Leave out every picture, then transcribe the rest of the listing exactly.

### SUPPLIED DATA
** begin **

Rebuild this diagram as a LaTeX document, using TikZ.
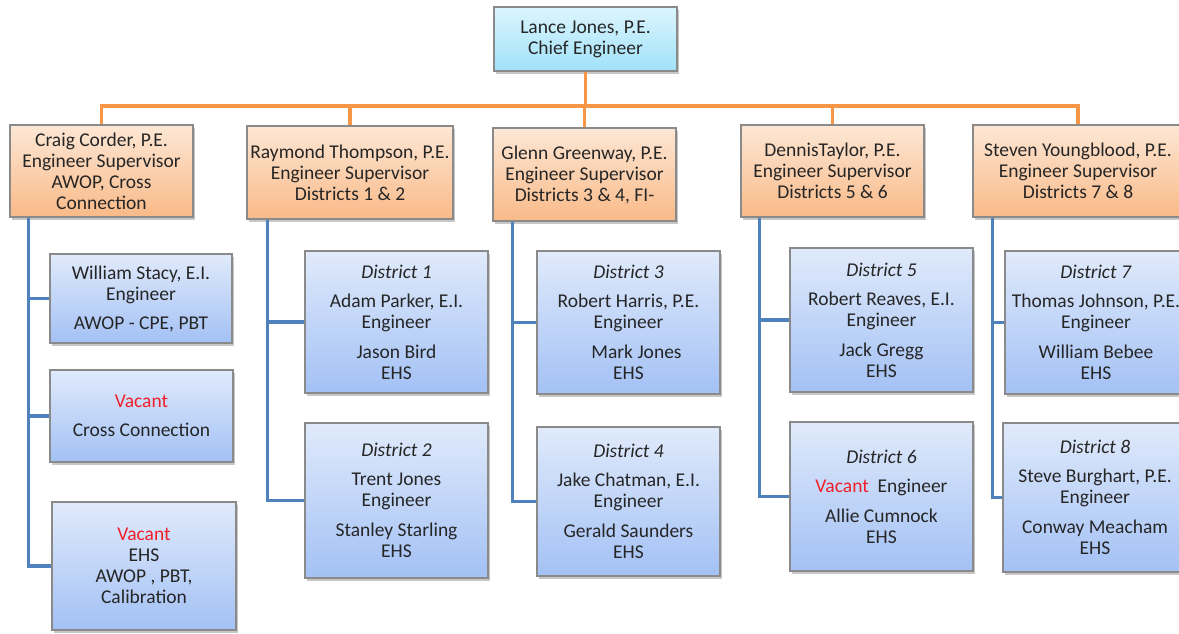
\documentclass[tikz,border=0pt]{standalone}
\usepackage{fontspec}
\setmainfont{Carlito}
\usetikzlibrary{shadows}
\definecolor{orgline}{HTML}{F79646}
\definecolor{blueline}{HTML}{4F81BD}
\definecolor{vacred}{HTML}{F0202A}
\definecolor{txt}{HTML}{262626}
\definecolor{bordergray}{HTML}{8A8A8A}
\definecolor{chieftop}{HTML}{DCF5FD}
\definecolor{chiefbot}{HTML}{A0E2FA}
\definecolor{suptop}{HTML}{FDE7D5}
\definecolor{supbot}{HTML}{F9BA88}
\definecolor{stafftop}{HTML}{E0EAFB}
\definecolor{staffbot}{HTML}{A3C1F5}
\tikzset{
  basebox/.style={draw=bordergray, line width=1.2pt, inner sep=0pt, align=center,
    text=txt, font=\fontsize{19.5}{21}\selectfont,
    drop shadow={shadow xshift=1.5pt, shadow yshift=-3pt, fill=black, opacity=0.22}},
  chiefbox/.style={basebox, top color=chieftop, bottom color=chiefbot},
  supbox/.style={basebox, top color=suptop, bottom color=supbot},
  staffbox/.style={basebox, top color=stafftop, bottom color=staffbot},
  busline/.style={draw=orgline, line width=3.5pt},
  spine/.style={draw=blueline, line width=3.5pt},
}
\newcommand{\vac}{\textcolor{vacred}{Vacant}}
\begin{document}
\begin{tikzpicture}[x=1pt,y=-1pt]
\useasboundingbox (0,0) rectangle (1179,633);
% top
\node[chiefbox, minimum width=183pt, minimum height=64pt] (chief) at (585.5,39) {Lance Jones, P.E.\\Chief Engineer};
% supervisors
\node[supbox, minimum width=183pt, minimum height=92pt] (s1) at (101.5,171) {Craig Corder, P.E.\\Engineer Supervisor\\AWOP, Cross\\Connection};
\node[supbox, minimum width=206pt, minimum height=93pt] (s2) at (350,172.5) {Raymond Thompson, P.E.\\Engineer Supervisor\\Districts 1 \& 2};
\node[supbox, minimum width=183pt, minimum height=93pt] (s3) at (584.5,174.5) {Glenn Greenway, P.E.\\Engineer Supervisor\\Districts 3 \& 4, FI-};
\node[supbox, minimum width=183pt, minimum height=92pt] (s4) at (832.5,171) {DennisTaylor, P.E.\\Engineer Supervisor\\Districts 5 \& 6};
\node[supbox, minimum width=210pt, minimum height=92pt] (s5) at (1078,171) {Steven Youngblood, P.E.\\Engineer Supervisor\\Districts 7 \& 8};
% Craig's staff
\node[staffbox, minimum width=182pt, minimum height=89pt] (c1) at (141,298.5) {William Stacy, E.I.\\Engineer\\[8pt]AWOP - CPE, PBT};
\node[staffbox, minimum width=183pt, minimum height=92pt] (c2) at (141.5,416) {\vac\\[8pt]Cross Connection};
\node[staffbox, minimum width=184pt, minimum height=128pt] (c3) at (144,566) {\vac\\EHS\\AWOP , PBT,\\Calibration};
% districts
\node[staffbox, minimum width=183pt, minimum height=142pt] (d1) at (396.5,322) {\textit{District 1}\\[8pt]Adam Parker, E.I.\\Engineer\\[9pt]Jason Bird\\EHS};
\node[staffbox, minimum width=183pt, minimum height=155pt] (d2) at (396.5,500.5) {\textit{District 2}\\[8pt]Trent Jones\\Engineer\\[9pt]Stanley Starling\\EHS};
\node[staffbox, minimum width=183pt, minimum height=143pt] (d3) at (628.5,322.5) {\textit{District 3}\\[8pt]Robert Harris, P.E.\\Engineer\\[9pt]\hspace*{16pt}Mark Jones\\EHS};
\node[staffbox, minimum width=183pt, minimum height=149pt] (d4) at (628.5,501.5) {\textit{District 4}\\[8pt]Jake Chatman, E.I.\\Engineer\\[9pt]Gerald Saunders\\EHS};
\node[staffbox, minimum width=183pt, minimum height=144pt] (d5) at (881.5,320) {\textit{District 5}\\[8pt]Robert Reaves, E.I.\\Engineer\\[9pt]Jack Gregg\\EHS};
\node[staffbox, minimum width=183pt, minimum height=149pt] (d6) at (881.5,496.5) {\textit{District 6}\\[8pt]\vac\ \ Engineer\\[9pt]Allie Cumnock\\EHS};
\node[staffbox, minimum width=182pt, minimum height=143pt] (d7) at (1096,322.5) {\textit{District 7}\\[8pt]Thomas Johnson, P.E.\\Engineer\\[9pt]William Bebee\\EHS};
\node[staffbox, minimum width=184pt, minimum height=149pt] (d8) at (1095,497.5) {\textit{District 8}\\[8pt]Steve Burghart, P.E.\\Engineer\\[9pt]Conway Meacham\\EHS};
% orange bus
\coordinate (bus) at (0,106);
\draw[busline] (chief.south) -- (chief.south |- bus);
\draw[busline] (s1.north) -- (s1.north |- bus) -- (s5.north |- bus) -- (s5.north);
\draw[busline] (s2.north) -- (s2.north |- bus);
\draw[busline] (s3.north) -- (s3.north |- bus);
\draw[busline] (s4.north) -- (s4.north |- bus);
% blue spines
\draw[spine] ([xshift=19pt]s1.south west) |- (c3.west);
\draw[spine] ([xshift=19pt]s1.south west) |- (c1.west);
\draw[spine] ([xshift=19pt]s1.south west) |- (c2.west);
\draw[spine] ([xshift=21pt]s2.south west) |- (d2.west);
\draw[spine] ([xshift=21pt]s2.south west) |- (d1.west);
\draw[spine] ([xshift=20pt]s3.south west) |- (d4.west);
\draw[spine] ([xshift=20pt]s3.south west) |- (d3.west);
\draw[spine] ([xshift=19pt]s4.south west) |- (d6.west);
\draw[spine] ([xshift=19pt]s4.south west) |- (d5.west);
\draw[spine] ([xshift=20pt]s5.south west) |- (d8.west);
\draw[spine] ([xshift=20pt]s5.south west) |- (d7.west);
\end{tikzpicture}
\end{document}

** end **

### TASK RESULT
Rebuild this diagram as a LaTeX document, using TikZ.
\documentclass[tikz,border=0pt]{standalone}
\usepackage{fontspec}
\setmainfont{Carlito}
\usetikzlibrary{shadows}
\definecolor{orgline}{HTML}{F79646}
\definecolor{blueline}{HTML}{4F81BD}
\definecolor{vacred}{HTML}{F0202A}
\definecolor{txt}{HTML}{262626}
\definecolor{bordergray}{HTML}{8A8A8A}
\definecolor{chieftop}{HTML}{DCF5FD}
\definecolor{chiefbot}{HTML}{A0E2FA}
\definecolor{suptop}{HTML}{FDE7D5}
\definecolor{supbot}{HTML}{F9BA88}
\definecolor{stafftop}{HTML}{E0EAFB}
\definecolor{staffbot}{HTML}{A3C1F5}
\tikzset{
  basebox/.style={draw=bordergray, line width=1.2pt, inner sep=0pt, align=center,
    text=txt, font=\fontsize{19.5}{21}\selectfont,
    drop shadow={shadow xshift=1.5pt, shadow yshift=-3pt, fill=black, opacity=0.22}},
  chiefbox/.style={basebox, top color=chieftop, bottom color=chiefbot},
  supbox/.style={basebox, top color=suptop, bottom color=supbot},
  staffbox/.style={basebox, top color=stafftop, bottom color=staffbot},
  busline/.style={draw=orgline, line width=3.5pt},
  spine/.style={draw=blueline, line width=3.5pt},
}
\newcommand{\vac}{\textcolor{vacred}{Vacant}}
\begin{document}
\begin{tikzpicture}[x=1pt,y=-1pt]
\useasboundingbox (0,0) rectangle (1179,633);
% top
\node[chiefbox, minimum width=183pt, minimum height=64pt] (chief) at (585.5,39) {Lance Jones, P.E.\\Chief Engineer};
% supervisors
\node[supbox, minimum width=183pt, minimum height=92pt] (s1) at (101.5,171) {Craig Corder, P.E.\\Engineer Supervisor\\AWOP, Cross\\Connection};
\node[supbox, minimum width=206pt, minimum height=93pt] (s2) at (350,172.5) {Raymond Thompson, P.E.\\Engineer Supervisor\\Districts 1 \& 2};
\node[supbox, minimum width=183pt, minimum height=93pt] (s3) at (584.5,174.5) {Glenn Greenway, P.E.\\Engineer Supervisor\\Districts 3 \& 4, FI-};
\node[supbox, minimum width=183pt, minimum height=92pt] (s4) at (832.5,171) {DennisTaylor, P.E.\\Engineer Supervisor\\Districts 5 \& 6};
\node[supbox, minimum width=210pt, minimum height=92pt] (s5) at (1078,171) {Steven Youngblood, P.E.\\Engineer Supervisor\\Districts 7 \& 8};
% Craig's staff
\node[staffbox, minimum width=182pt, minimum height=89pt] (c1) at (141,298.5) {William Stacy, E.I.\\Engineer\\[8pt]AWOP - CPE, PBT};
\node[staffbox, minimum width=183pt, minimum height=92pt] (c2) at (141.5,416) {\vac\\[8pt]Cross Connection};
\node[staffbox, minimum width=184pt, minimum height=128pt] (c3) at (144,566) {\vac\\EHS\\AWOP , PBT,\\Calibration};
% districts
\node[staffbox, minimum width=183pt, minimum height=142pt] (d1) at (396.5,322) {\textit{District 1}\\[8pt]Adam Parker, E.I.\\Engineer\\[9pt]Jason Bird\\EHS};
\node[staffbox, minimum width=183pt, minimum height=155pt] (d2) at (396.5,500.5) {\textit{District 2}\\[8pt]Trent Jones\\Engineer\\[9pt]Stanley Starling\\EHS};
\node[staffbox, minimum width=183pt, minimum height=143pt] (d3) at (628.5,322.5) {\textit{District 3}\\[8pt]Robert Harris, P.E.\\Engineer\\[9pt]\hspace*{16pt}Mark Jones\\EHS};
\node[staffbox, minimum width=183pt, minimum height=149pt] (d4) at (628.5,501.5) {\textit{District 4}\\[8pt]Jake Chatman, E.I.\\Engineer\\[9pt]Gerald Saunders\\EHS};
\node[staffbox, minimum width=183pt, minimum height=144pt] (d5) at (881.5,320) {\textit{District 5}\\[8pt]Robert Reaves, E.I.\\Engineer\\[9pt]Jack Gregg\\EHS};
\node[staffbox, minimum width=183pt, minimum height=149pt] (d6) at (881.5,496.5) {\textit{District 6}\\[8pt]\vac\ \ Engineer\\[9pt]Allie Cumnock\\EHS};
\node[staffbox, minimum width=182pt, minimum height=143pt] (d7) at (1096,322.5) {\textit{District 7}\\[8pt]Thomas Johnson, P.E.\\Engineer\\[9pt]William Bebee\\EHS};
\node[staffbox, minimum width=184pt, minimum height=149pt] (d8) at (1095,497.5) {\textit{District 8}\\[8pt]Steve Burghart, P.E.\\Engineer\\[9pt]Conway Meacham\\EHS};
% orange bus
\coordinate (bus) at (0,106);
\draw[busline] (chief.south) -- (chief.south |- bus);
\draw[busline] (s1.north) -- (s1.north |- bus) -- (s5.north |- bus) -- (s5.north);
\draw[busline] (s2.north) -- (s2.north |- bus);
\draw[busline] (s3.north) -- (s3.north |- bus);
\draw[busline] (s4.north) -- (s4.north |- bus);
% blue spines
\draw[spine] ([xshift=19pt]s1.south west) |- (c3.west);
\draw[spine] ([xshift=19pt]s1.south west) |- (c1.west);
\draw[spine] ([xshift=19pt]s1.south west) |- (c2.west);
\draw[spine] ([xshift=21pt]s2.south west) |- (d2.west);
\draw[spine] ([xshift=21pt]s2.south west) |- (d1.west);
\draw[spine] ([xshift=20pt]s3.south west) |- (d4.west);
\draw[spine] ([xshift=20pt]s3.south west) |- (d3.west);
\draw[spine] ([xshift=19pt]s4.south west) |- (d6.west);
\draw[spine] ([xshift=19pt]s4.south west) |- (d5.west);
\draw[spine] ([xshift=20pt]s5.south west) |- (d8.west);
\draw[spine] ([xshift=20pt]s5.south west) |- (d7.west);
\end{tikzpicture}
\end{document}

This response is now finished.